Top 10 fiery mapo dofu
A long-running home of Sichuan cuisine, Ryu No Ko first opened its doors in 1977 close to the entrance to Harajuku's Takeshita-dori. Owner-chef Tetsuji Yasukawa studied under the late Chen Kenmin, known as the father of Sichuan cuisine in Japan, and serves up one mean mapo (¥1,700). Go during lunch time for a very affordable meal (prices start from ¥945).
If you ever find yourself hankering for outstanding Chinese food in Awajicho, there's no better place than this. The quality on offer at lunch time is particularly good value; you can get your hands on their famous mapo dofu, prepared with home-made chili oil, for a mere ¥1,000. The dish might not seem particularly spicy at first, but once the peppers kick in, you'll be waving frantically for more rice.
This Sichuan eatery is located in a residential area close to Chikatetsu-Akatsuka station. Having been in business for over two decades, the shop is run by Chen Kenmin disciple Shinji Shimokaze, ensuring the authenticity of the flavours. The 'Chen Mapo Dofu' (¥1,100 for lunch), the recipe for which was passed down directly from Chen Kenmin himself, is an absolute must-eat; it takes the standard dish and adds Sichuan pepper for a numbingly fiery experience.
Looking for something delicious to numb the ol' palate in the Kabukicho area? Senkoen is your destination. The atmosphere is laid back to say the least; staff have been known to sit down in the customer area and eat dishes they've prepared for themselves. The reception is similarly warm and friendly, so you'll be well taken care of while you're there, and the spice level of the 'mapo' (¥980) would have a native of Sichuan nodding excitedly in approval.
The mapo dofu (¥2,500) here is awash with dusky-red Sichuan pepper, as becomes clear from the intensity of both the aroma and the appearance of the dish. A mouthful or two will leave you with the oral equivalent of pins and needles, but compared to the numbing 'ma' half of the flavor, the spicy 'la' side of things is relatively tame, which mercifully means that the pain won't linger on your tongue for very long. As practice makes perfect, those able to overcome the initial shock may soon find themselves addicted to this dish.

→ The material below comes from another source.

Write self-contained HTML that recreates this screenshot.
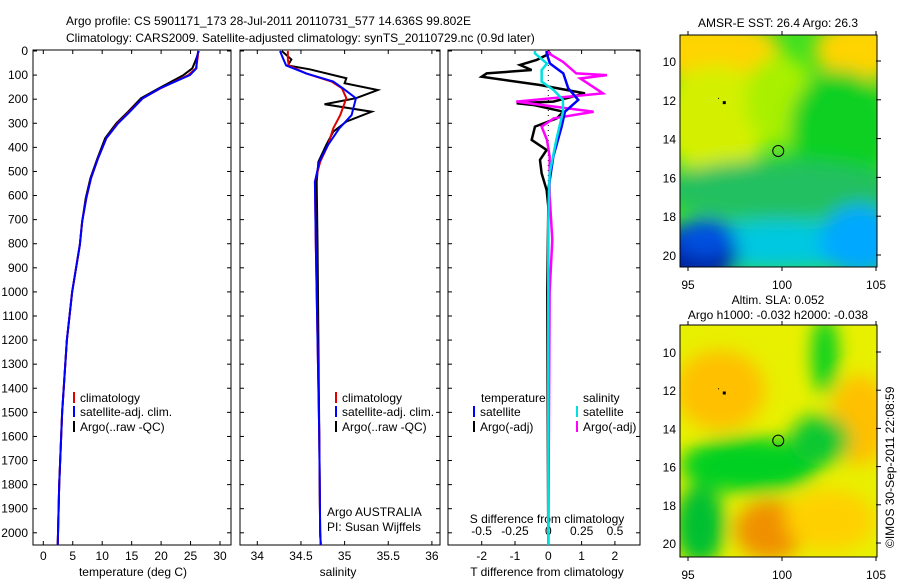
<!DOCTYPE html>
<html><head><meta charset="utf-8"><style>
body{margin:0;background:#fff;}
svg text{font-family:"Liberation Sans",sans-serif;font-size:12px;fill:#000;}
</style></head><body>
<svg id="s" width="900" height="580" xmlns="http://www.w3.org/2000/svg">
<defs>
<filter id="bl" x="-20%" y="-20%" width="140%" height="140%"><feGaussianBlur stdDeviation="9"/></filter>
<clipPath id="c1"><rect x="680" y="35" width="197" height="232"/></clipPath>
<clipPath id="c2"><rect x="680" y="325" width="197" height="232"/></clipPath>
<clipPath id="p1"><rect x="33" y="50" width="198" height="495"/></clipPath>
<clipPath id="p2"><rect x="240" y="50" width="200" height="495"/></clipPath>
<clipPath id="p3"><rect x="448" y="50" width="192" height="495"/></clipPath>
</defs>
<text x="66" y="25">Argo profile: CS 5901171_173 28-Jul-2011 20110731_577 14.636S 99.802E</text>
<text x="66" y="42">Climatology: CARS2009. Satellite-adjusted climatology: synTS_20110729.nc (0.9d later)</text>
<g id="g"></g>
</svg>
<script>
// temperature / salinity profiles
const depths=[0,30,72,100,155,196,252,300,362,445,528,611,708,805,1000,1200,1500,1800,2000,2050];
const tempClim=[26.3,26.2,25.9,24.6,19.9,16.9,14.6,12.6,10.7,9.3,8.1,7.3,6.6,6.2,4.9,4.0,3.2,2.7,2.5,2.45];
const tempSat=[26.3,26.1,26.0,24.9,19.8,16.9,14.7,12.7,10.7,9.3,8.1,7.3,6.6,6.2,4.9,4.0,3.2,2.7,2.5,2.45];
const tempArgo=[26.4,26.0,25.3,23.8,19.6,16.6,14.4,12.4,10.5,9.2,8.0,7.2,6.6,6.2,4.9,4.0,3.2,2.7,2.5,2.45];
const salDepths=[0,35,60,93,127,155,196,266,321,390,460,543,800,1200,1600,2000,2050];
const salClim=[34.35,34.35,34.36,34.56,34.85,34.97,35.02,34.95,34.87,34.81,34.72,34.66,34.67,34.69,34.71,34.72,34.727];
const salSat=[34.26,34.3,34.33,34.56,34.87,34.98,35.13,35.08,34.94,34.81,34.71,34.66,34.67,34.69,34.71,34.72,34.727];
const salArgoDepths=[0,35,60,76,113,134,162,196,221,252,293,335,390,460,543,800,1200,1600,2000,2050];
const salArgo=[34.28,34.39,34.35,34.6,35.02,35.0,35.38,35.13,34.77,35.31,35.02,34.87,34.79,34.7,34.68,34.69,34.7,34.71,34.72,34.727];
// difference panel
const tdArgoDepths=[0,10,37,58,79,93,107,141,176,210,217,224,252,280,314,369,411,452,508,577,646,1000,2050];
const tDiffArgo=[0.0,0.05,-0.35,-0.85,-0.5,-1.85,-2.0,-0.25,1.1,0.15,-0.95,-0.45,0.45,0.25,-0.4,-0.5,-0.05,-0.25,-0.2,-0.05,0.0,-0.03,0.0];
const sdArgoDepths=[0,12,45,93,100,114,176,210,252,280,314,369,438,600,784,1000,2050];
const sDiffArgo=[0.0,0.01,0.11,0.21,0.44,0.24,0.41,-0.24,0.34,0.04,-0.05,-0.01,0.01,0.01,0.03,0.01,0.0];
const tdSatDepths=[0,10,52,93,155,203,252,314,438,577,2050];
const tDiffSat=[-0.05,-0.05,0.05,0.45,0.6,0.9,0.5,0.4,0.15,0.0,0.0];
const sdSatDepths=[0,10,52,79,127,162,203,252,369,508,700,2050];
const sDiffSat=[-0.1,-0.1,-0.01,-0.05,-0.05,0.04,0.11,0.11,0.06,0.01,0.0,0.0];
const depthTicks=[0,100,200,300,400,500,600,700,800,900,1000,1100,1200,1300,1400,1500,1600,1700,1800,1900,2000];
const tempTicks=[0,5,10,15,20,25,30];
const salTicks=[34,34.5,35,35.5,36];
const tdTicks=[-2,-1,0,1,2];
const sdTicks=[-0.5,-0.25,0,0.25,0.5];
const lonTicks=[95,100,105];
const latTicks=[-10,-12,-14,-16,-18,-20];

const NS='http://www.w3.org/2000/svg', G=document.getElementById('g');
function mk(t,a,p){const e=document.createElementNS(NS,t);for(const k in a)e.setAttribute(k,a[k]);(p||G).appendChild(e);return e;}
const yD=d=>51+d*0.2409;
const xT=t=>43.3+t*5.89, xS=s=>257.3+(s-34)*87.3, xTD=v=>548.3+v*33.3, xSD=v=>548.3+v*133.3;
const lonX=l=>688+(l-95)*18.8;
const lat1=l=>61+(-10-l)*19.4, lat2=l=>352+(-10-l)*19.1;

function frame(x,y,w,h,name){const r=mk('rect',{x,y,width:w,height:h,fill:'none',stroke:'#000','stroke-width':1});}
function txt(x,y,s,anchor,name,extra){const t=mk('text',Object.assign({x,y,'text-anchor':anchor||'start'},extra||{}));t.textContent=s;return t;}
function line(xs,ys,col,w,clip,name){const p=mk('polyline',{points:xs.map((x,i)=>x+','+ys[i]).join(' '),fill:'none',stroke:col,'stroke-width':w,'clip-path':'url(#'+clip+')'});}

const panels=[[33,198,'p1'],[240,200,'p2'],[448,192,'p3']];
panels.forEach(([x,w,c],i)=>{
  frame(x,50,w,495,'profile-panel-'+(i+1));
  depthTicks.forEach(d=>{mk('line',{x1:x,x2:x+4,y1:yD(d),y2:yD(d),stroke:'#000'});mk('line',{x1:x+w-4,x2:x+w,y1:yD(d),y2:yD(d),stroke:'#000'});});
});
depthTicks.forEach(d=>txt(28,yD(d)+4,String(d),'end','depth-tick-label'));
function xticks(ticks,f,name){ticks.forEach(t=>{const x=f(t);mk('line',{x1:x,x2:x,y1:541,y2:545,stroke:'#000'});mk('line',{x1:x,x2:x,y1:50,y2:54,stroke:'#000'});txt(x,560,String(t),'middle',name);});}
xticks(tempTicks,xT,'temp-tick-label');
xticks(salTicks,xS,'salinity-tick-label');
xticks(tdTicks,xTD,'tdiff-tick-label');
sdTicks.forEach(t=>txt(xSD(t),535,String(t),'middle','sdiff-tick-label'));
txt(133,576,'temperature (deg C)','middle','x-axis-title-temperature');
txt(338,576,'salinity','middle','x-axis-title-salinity');
txt(547,576,'T difference from climatology','middle','x-axis-title-tdiff');
txt(547,523,'S difference from climatology','middle','sdiff-axis-title');

const Y=depths.map(yD);
line(tempArgo.map(xT),Y,'#000',2,'p1','temp-argo-line');
line(tempClim.map(xT),Y,'#e00000',2,'p1','temp-climatology-line');
line(tempSat.map(xT),Y,'#0000ff',2,'p1','temp-satellite-line');
const SY=salDepths.map(yD);
line(salArgo.map(xS),salArgoDepths.map(yD),'#000',2,'p2','salinity-argo-line');
line(salClim.map(xS),SY,'#e00000',2,'p2','salinity-climatology-line');
line(salSat.map(xS),SY,'#0000ff',2,'p2','salinity-satellite-line');
mk('line',{x1:548.3,x2:548.3,y1:50,y2:545,stroke:'#000','stroke-dasharray':'1,4'});
line(tDiffArgo.map(xTD),tdArgoDepths.map(yD),'#000',2.5,'p3','tdiff-argo-line');
line(sDiffArgo.map(xSD),sdArgoDepths.map(yD),'#ff00ff',2.5,'p3','sdiff-argo-line');
line(tDiffSat.map(xTD),tdSatDepths.map(yD),'#0000ff',2.5,'p3','tdiff-satellite-line');
line(sDiffSat.map(xSD),sdSatDepths.map(yD),'#00e0e0',2.5,'p3','sdiff-satellite-line');

function leg(x,y,col,s,name){mk('line',{x1:x,x2:x,y1:y-10,y2:y+1,stroke:col,'stroke-width':2});txt(x+6,y,s,'start',name);}
[74,336].forEach(x=>{leg(x,402,'#e00000','climatology','legend-climatology');leg(x,416,'#0000ff','satellite-adj. clim.','legend-satellite');leg(x,431,'#000','Argo(..raw -QC)','legend-argo');});
txt(481,402,'temperature','start','legend-temperature-header');
txt(583,402,'salinity','start','legend-salinity-header');
leg(474,416,'#0000ff','satellite','legend-t-satellite');
leg(474,431,'#000','Argo(-adj)','legend-t-argo');
leg(577,416,'#00e0e0','satellite','legend-s-satellite');
leg(577,431,'#ff00ff','Argo(-adj)','legend-s-argo');
txt(327,516,'Argo AUSTRALIA','start','argo-program-label');
txt(327,531,'PI: Susan Wijffels','start','pi-label');

// maps
function map(top,lat,clip,blobs,bg,name){
  mk('rect',{x:680,y:top,width:197,height:232,fill:bg,'clip-path':'url(#'+clip+')'});
  const g=mk('g',{'clip-path':'url(#'+clip+')'});const gg=mk('g',{filter:'url(#bl)'},g);
  blobs.forEach(b=>mk('ellipse',{cx:b[0],cy:b[1],rx:b[2],ry:b[3],fill:b[4]},gg));
  frame(680,top,197,232,name);
  lonTicks.forEach(l=>{const x=lonX(l);mk('line',{x1:x,x2:x,y1:top-4,y2:top,stroke:'#000'});mk('line',{x1:x,x2:x,y1:top+232,y2:top+236,stroke:'#000'});txt(x,top+254,String(l),'middle','map-lon-label');});
  latTicks.forEach(l=>{const y=lat(l);mk('line',{x1:876,x2:881,y1:y,y2:y,stroke:'#000'});txt(676,y+5,String(-l),'end','map-lat-label');});
  mk('circle',{cx:lonX(99.8),cy:lat(-14.64),r:5.5,fill:'none',stroke:'#000'});
  mk('rect',{x:lonX(96.85),y:lat(-12.12)-1,width:3,height:3,fill:'#000'});
  mk('rect',{x:lonX(96.6),y:lat(-11.9),width:1,height:1,fill:'#000'});
}
map(35,lat1,'c1',[[710,50,70,30,'#ffd400'],[860,50,45,30,'#ffd400'],[715,120,55,55,'#d4f000'],[780,100,35,45,'#a8f000'],[840,130,50,60,'#10d020'],[780,190,120,30,'#20c060'],[780,245,130,25,'#00c8e0'],[693,255,45,30,'#0020a0'],[705,238,30,20,'#0050e0'],[860,240,40,35,'#00a8ff']],'#40e020','sst-map');
txt(778,27,'AMSR-E SST: 26.4  Argo: 26.3','middle','sst-map-title');
map(325,lat2,'c2',[[720,390,45,40,'#ffc000'],[860,420,30,45,'#ffc000'],[770,530,35,30,'#f09000'],[830,520,45,30,'#ffd000'],[750,465,70,28,'#00d020'],[820,440,30,25,'#10c830'],[700,525,25,40,'#00c030'],[825,355,13,40,'#00d020']],'#e8f000','sla-map');
txt(778,304,'Altim. SLA: 0.052','middle','sla-map-title');
txt(778,319,'Argo h1000: -0.032 h2000: -0.038','middle','sla-map-subtitle');
txt(0,0,'©IMOS 30-Sep-2011 22:08:59','start','timestamp-label',{transform:'translate(894,548) rotate(-90)'});
</script>
</body></html>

This cozy Yanaka dining hall's mapo dofu and rice (¥800) is rich with Sichuan pepper. The sauce, layered on top of the rice, owes its spiciness to green chili peppers and a significant amount of Sichuan-variety pepper, producing a well-balanced and delicious dish with a 'la' (spiciness) that doesn't go overboard. The most noteworthy thing here, however, is that a well-seasoned mapo at this price is almost impossible to find elsewhere.
Ron-a-ru in Hongo offers down-to-earth, homemade Sichuan food, with a selection of simple and honest but deliciously spicy dishes. The mapo dofu (¥1,000 at lunch) here is made with a roughly cut cotton tofu (the firmer variety of tofu) and flavoured adequately, despite its light, 'less oil, please' appearance.
The mapo dofu at Kanda's Goshisan is served in a hot earthen pot so as not to damage the flavour of the Sichuan peppers. The large dish (¥1,500) features a hearty amount of sauce and an equally generous helping of rice, and is seasoned with doubanjiang paste and chilies. Couple that with the quality of the ground meat and the exceptional 'ma' and 'la' components, and you have an ideal match for the rice.